La ayuda de los iraníes a Hamas en Palestina y a Hizbulá en el Líbano ha hecho que aumente posiblemente la influencia de Irán en la zona, pero está perjudicando a la población de esos países por la misma razón por la que la ayuda venezolana perjudica a los cubanos. Otro tanto puede decirse del patrocinio que Arabia Saudí vuelca en escuelas religiosas de países como Paquistán, que lo que precisamente no hacen es dotar a sus estudiantes de la formación que necesitan para encontrar un puesto de trabajo.
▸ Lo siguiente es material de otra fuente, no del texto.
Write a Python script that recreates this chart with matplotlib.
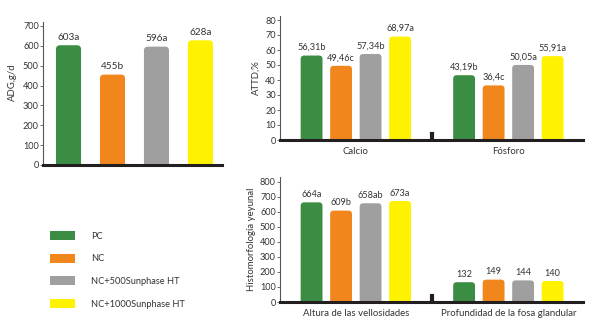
import matplotlib.pyplot as plt
import numpy as np
from matplotlib.patches import FancyBboxPatch, Patch

plt.rcParams['font.family'] = ['Lato', 'DejaVu Sans']

treatments = ['PC', 'NC', 'NC+500Sunphase HT', 'NC+1000Sunphase HT']
colors = ['#3a8d43', '#f0861c', '#9f9f9f', '#fff200']

adg = [603, 455, 596, 628]
adg_letters = ['a', 'b', 'a', 'a']

attd_groups = ['Calcio', 'Fósforo']
attd_ca = [56.31, 49.46, 57.34, 68.97]
attd_ca_letters = ['b', 'c', 'b', 'a']
attd_p = [43.19, 36.4, 50.05, 55.91]
attd_p_letters = ['b', 'c', 'a', 'a']

histo_groups = ['Altura de las vellosidades', 'Profundidad de la fosa glandular']
villi = [664, 609, 658, 673]
villi_letters = ['a', 'b', 'ab', 'a']
crypt = [132, 149, 144, 140]
crypt_letters = ['', '', '', '']

W, H = 600, 335
TXT = '#333333'
fig = plt.figure(figsize=(6, 3.35), dpi=100)


def px_axes(x0, y_top, x1, y_bot):
    return fig.add_axes([x0 / W, 1 - y_bot / H, (x1 - x0) / W, (y_bot - y_top) / H])


def fmt(v):
    return ('%g' % v).replace('.', ',')


def style(ax, ymax, step, ylabel):
    ax.set_ylim(0, ymax)
    ax.set_yticks(np.arange(0, ymax, step))
    for s in ['top', 'right']:
        ax.spines[s].set_visible(False)
    ax.spines['left'].set_color('#555555')
    ax.spines['left'].set_linewidth(0.8)
    ax.spines['bottom'].set_color('#231f20')
    ax.spines['bottom'].set_linewidth(2.2)
    ax.tick_params(axis='y', length=2, width=0.6, color='#555555',
                   labelsize=6.6, labelcolor=TXT, pad=1)
    ax.tick_params(axis='x', length=0, labelsize=6.9, labelcolor=TXT, pad=5)
    ax.set_ylabel(ylabel, fontsize=6.9, color=TXT, labelpad=3)


def rounded_bars(ax, x, vals, letters, width, r_px=3.5, fs=7.5):
    bb = ax.get_window_extent()
    x0, x1 = ax.get_xlim()
    y0, y1 = ax.get_ylim()
    ppx = bb.width / (x1 - x0)
    ppy = bb.height / (y1 - y0)
    rx = r_px / ppx
    ry = r_px / ppy
    for xi, v, c, let in zip(x, vals, colors, letters):
        p = FancyBboxPatch((xi - width / 2, -ry), width, v + ry,
                           boxstyle='round,pad=0,rounding_size=%f' % rx,
                           mutation_aspect=ry / rx, fc=c, ec='none')
        ax.add_patch(p)
        ax.annotate(fmt(v) + let, (xi, v), xytext=(0, 2.5),
                    textcoords='offset points', ha='center', va='bottom',
                    fontsize=fs, color=TXT)


# ADG panel
ax1 = px_axes(43, 22, 222, 165)
ax1.set_xlim(-0.58, 3.49)
style(ax1, 720, 100, 'ADG,g/d')
ax1.yaxis.set_label_coords(-0.145, 0.58)
ax1.set_xticks([])
rounded_bars(ax1, np.arange(4), adg, adg_letters, 0.57, 4, 7.2)

# grouped panels
gap = 5.17
xg = [np.arange(4) + g * gap for g in range(2)]
sep = 3 + (gap - 3) / 2


def grouped(ax, ymax, step, ylabel, groups, series, letters):
    ax.set_xlim(-1.07, 9.2)
    style(ax, ymax, step, ylabel)
    for xs, vals, let in zip(xg, series, letters):
        rounded_bars(ax, xs, vals, let, 0.74, 3.5, 6.6)
    ax.set_xticks([xs.mean() for xs in xg])
    ax.set_xticklabels(groups)
    ax.axvline(sep, ymin=0, ymax=0.05, color='#231f20', lw=3)


ax2 = px_axes(280, 15.5, 583, 140)
grouped(ax2, 83, 10, 'ATTD,%', attd_groups, [attd_ca, attd_p],
        [attd_ca_letters, attd_p_letters])

ax3 = px_axes(280, 177, 583, 302)
grouped(ax3, 833, 100, 'Histomorfología yeyunal', histo_groups, [villi, crypt],
        [villi_letters, crypt_letters])

handles = [Patch(fc=c, ec='none') for c in colors]
fig.legend(handles, treatments, loc='upper left', bbox_to_anchor=(50 / W, 1 - 231 / H),
           frameon=False, fontsize=6.7, labelcolor=TXT, handlelength=2.65,
           handleheight=1.1, handletextpad=1.75, labelspacing=1.4,
           borderpad=0, borderaxespad=0)

fig.savefig('out.png', dpi=100)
Podrá alegarse que los estudiantes están a buen seguro mucho mejor yendo a una escuela, la que sea, que vagando por las calles. Ahora bien, ¿por qué han de ser ésas las únicas opciones? ¿Por qué no pueden los saudíes financiar centros educativos, los chinos pagar ferrocarriles y redes eléctricas y los venezolanos ayudar a la economía de Cuba sin perjudicar de rebote a los paquistaníes, nigerianos y cubanos pobres? Porque el objetivo de los donantes no es ayudar al desarrollo de esos otros países; más bien, lo que pretenden es actuar en beneficio de sus propios intereses, imponer sus prioridades políticas o incluso forrarse los bolsillos. Los proveedores de ayuda sin escrúpulos no albergan la menor preocupación por el bienestar a largo plazo de las poblaciones de los países a los que prestan su ayuda.
Estados como China, Irán, Arabia Saudí y Venezuela tienen dinero fresco y la voluntad de reconfigurar el mundo para hacer de él un lugar muy diferente de aquél en el que queremos vivir. Cuando promueven su modelo alternativo de desarrollo, estos Estados valoran sus programas de ayuda a precios por debajo de los reales precisamente en las áreas en las que más falta hacen.
En lugar de programas de ayuda, estos donantes sin escrúpulos lo que ofrecen es su respaldo a un mundo que es más corrupto, caótico y autoritario. Esta clase de ayuda no va en interés de nadie, salvo en el de los faltos de escrúpulos.